Sellers can address the risk premium problem by demonstration, meaning that they can propose and run tests that show what can be expected of SDN or NFV operations at various levels of deployment. They could also discount or make other commercial concessions (loan equipment, etc.) to address this premium, but they can never simply propose that it not be imposed. They can never expect operators to buy without an adequate ROI, either.
In rough terms, operators are saying that SDN or NFV deployments that save less than about 20% in costs are not going to fly because they can achieve those levels of savings by pushing vendors for product discounts on legacy equipment. The need for better benefits is one reason why operators (and therefore vendors) have moved from pure capex reductions to capex/opex/revenue benefits for SDN and NFV. But capex is nice because you can apply it to a box. When you start to talk opex and revenues, you’re talking now about service infrastructure as a whole, and that’s what is making things complicated now.
So you’re an SDN or NFV vendor and you want to “make a business case”. What do you do? First, you have to identify the specific impact of your approach on revenues and costs, overall. That means running at least some credible tests to establish either that operations of the new infrastructure is completely equivalent to the old, or what the differences would mean in cost terms. Second, you have to point to specific proof points that would validate your tests, and finally you have to work with the operator to devise a trial that would demonstrate behavior at these points.

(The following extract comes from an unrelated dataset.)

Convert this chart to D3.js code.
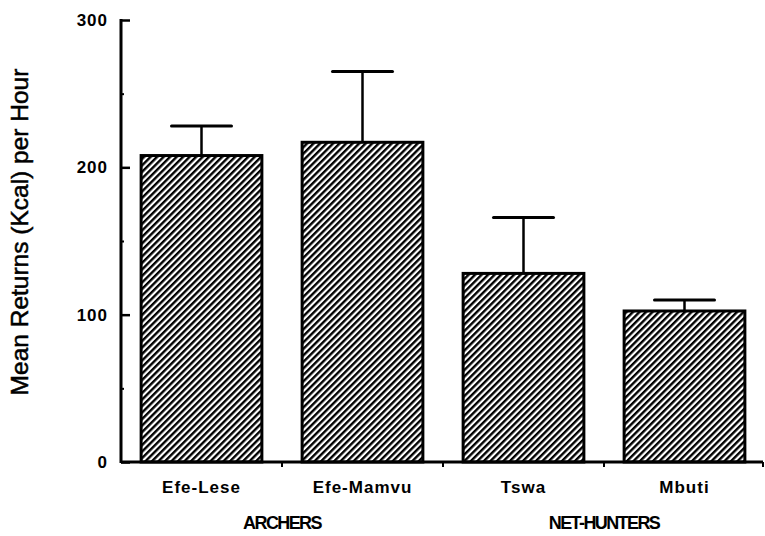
<!DOCTYPE html>
<html>
<head>
<meta charset="utf-8">
<script src="https://cdn.jsdelivr.net/npm/d3@7"></script>
<style>
  html, body { margin: 0; padding: 0; background: #fff; }
  svg { display: block; }
  text { font-family: "Liberation Sans", Arial, Helvetica, sans-serif; fill: #000; }
</style>
</head>
<body>
<svg id="chart" width="765" height="536"></svg>
<script>
// ---- data ----
const categories = ["Efe-Lese", "Efe-Mamvu", "Tswa", "Mbuti"];
const means = [208, 217, 128, 102.5];
const errorTops = [228, 265, 166, 110];
const groupNames = ["ARCHERS", "NET-HUNTERS"];
const groupMembers = [["Efe-Lese", "Efe-Mamvu"], ["Tswa", "Mbuti"]];
const yTicks = [0, 100, 200, 300];
const yMinorTicks = [50, 150, 250];
const yTitle = "Mean Returns (Kcal) per Hour";

// ---- layout ----
const svg = d3.select("#chart");
const x0 = 121, x1 = 765, yBase = 462, yTop = 20;

const x = d3.scaleBand().domain(categories).range([x0, x1])
  .paddingInner(0.25).paddingOuter(0.125);
const y = d3.scaleLinear().domain([0, 300]).range([yBase, yTop]);

// hatch pattern
const defs = svg.append("defs");
const pat = defs.append("pattern")
  .attr("id", "hatch")
  .attr("patternUnits", "userSpaceOnUse")
  .attr("width", 4.6).attr("height", 4.6)
  .attr("patternTransform", "rotate(45)");
pat.append("rect").attr("width", 4.6).attr("height", 4.6).attr("fill", "#fff");
pat.append("line").attr("x1", 1.2).attr("y1", 0).attr("x2", 1.2).attr("y2", 4.6)
  .attr("stroke", "#000").attr("stroke-width", 2.4);

// error bars (drawn first so bar outline covers stem base)
const capW = 60;
const eb = svg.append("g");
categories.forEach((c, i) => {
  const cx = x(c) + x.bandwidth() / 2;
  eb.append("line").attr("x1", cx).attr("x2", cx)
    .attr("y1", y(means[i])).attr("y2", y(errorTops[i]))
    .attr("stroke", "#000").attr("stroke-width", 2.5);
  eb.append("line").attr("x1", cx - capW / 2).attr("x2", cx + capW / 2)
    .attr("y1", y(errorTops[i])).attr("y2", y(errorTops[i]))
    .attr("stroke", "#000").attr("stroke-width", 3).attr("stroke-linecap", "round");
});

// bars
svg.append("g").selectAll("rect").data(categories).join("rect")
  .attr("x", d => x(d))
  .attr("y", (d, i) => y(means[i]))
  .attr("width", x.bandwidth())
  .attr("height", (d, i) => yBase - y(means[i]))
  .attr("fill", "url(#hatch)")
  .attr("stroke", "#000")
  .attr("stroke-width", 3);

// y axis
const yAxis = d3.axisRight(y).tickValues(yTicks).tickSize(9).tickFormat("");
const gy = svg.append("g").attr("transform", `translate(${x0},0)`).call(yAxis);
gy.select(".domain").remove();
gy.selectAll(".tick line").attr("stroke", "#000").attr("stroke-width", 2.5);
svg.append("line").attr("x1", x0).attr("x2", x0).attr("y1", yTop - 1).attr("y2", yBase + 1)
  .attr("stroke", "#000").attr("stroke-width", 3);
const yMinor = d3.axisRight(y).tickValues(yMinorTicks).tickSize(3).tickFormat("");
const gym = svg.append("g").attr("transform", `translate(${x0},0)`).call(yMinor);
gym.select(".domain").remove();
gym.selectAll(".tick line").attr("stroke", "#000").attr("stroke-width", 2);

svg.append("g").selectAll("text").data(yTicks).join("text")
  .attr("x", 108).attr("y", d => y(d)).attr("dy", "0.36em")
  .attr("text-anchor", "end")
  .style("font-size", "17px").style("font-weight", "bold").style("letter-spacing", "1px")
  .text(d => d);

// x axis
const step = x.step();
const boundaries = categories.map(c => x(c) + x.bandwidth() + (step - x.bandwidth()) / 2);
svg.append("line").attr("x1", x0).attr("x2", 763).attr("y1", yBase).attr("y2", yBase)
  .attr("stroke", "#000").attr("stroke-width", 3);
svg.append("g").selectAll("line").data(boundaries).join("line")
  .attr("x1", d => Math.min(d, 763)).attr("x2", d => Math.min(d, 763))
  .attr("y1", yBase).attr("y2", yBase + 5)
  .attr("stroke", "#000").attr("stroke-width", 2);

svg.append("g").selectAll("text").data(categories).join("text")
  .attr("x", d => x(d) + x.bandwidth() / 2).attr("y", 493)
  .attr("text-anchor", "middle")
  .style("font-size", "17px").style("font-weight", "bold").style("letter-spacing", "1px")
  .text(d => d);

// group labels
svg.append("g").selectAll("text").data(groupNames).join("text")
  .attr("x", (d, i) => d3.mean(groupMembers[i], c => x(c) + x.bandwidth() / 2))
  .attr("y", 529)
  .attr("text-anchor", "middle")
  .style("font-size", "18px").style("font-weight", "bold").style("letter-spacing", "-1.6px")
  .text(d => d);

// y title
svg.append("text")
  .attr("transform", `translate(28, 232) rotate(-90)`)
  .attr("text-anchor", "middle")
  .style("font-size", "24.5px")
  .style("stroke", "#000").style("stroke-width", "0.5px")
  .text(yTitle);
</script>
</body>
</html>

The big hole in all of this is operations, which is what it was from the first. Because we don’t have a mature management model for either SDN or NFV, we can’t easily validate even basic infrastructure TCO much less total cost impact. Most of the purported SDN or NFV vendors don’t have a management solution at all, and those who do have been constrained so far by the limited scope of trials. It might be a slog to make a limited trial big enough, to include enough, to make a business case, but it’s nothing more than applying a process that’s been in place for decades, and we don’t have a choice.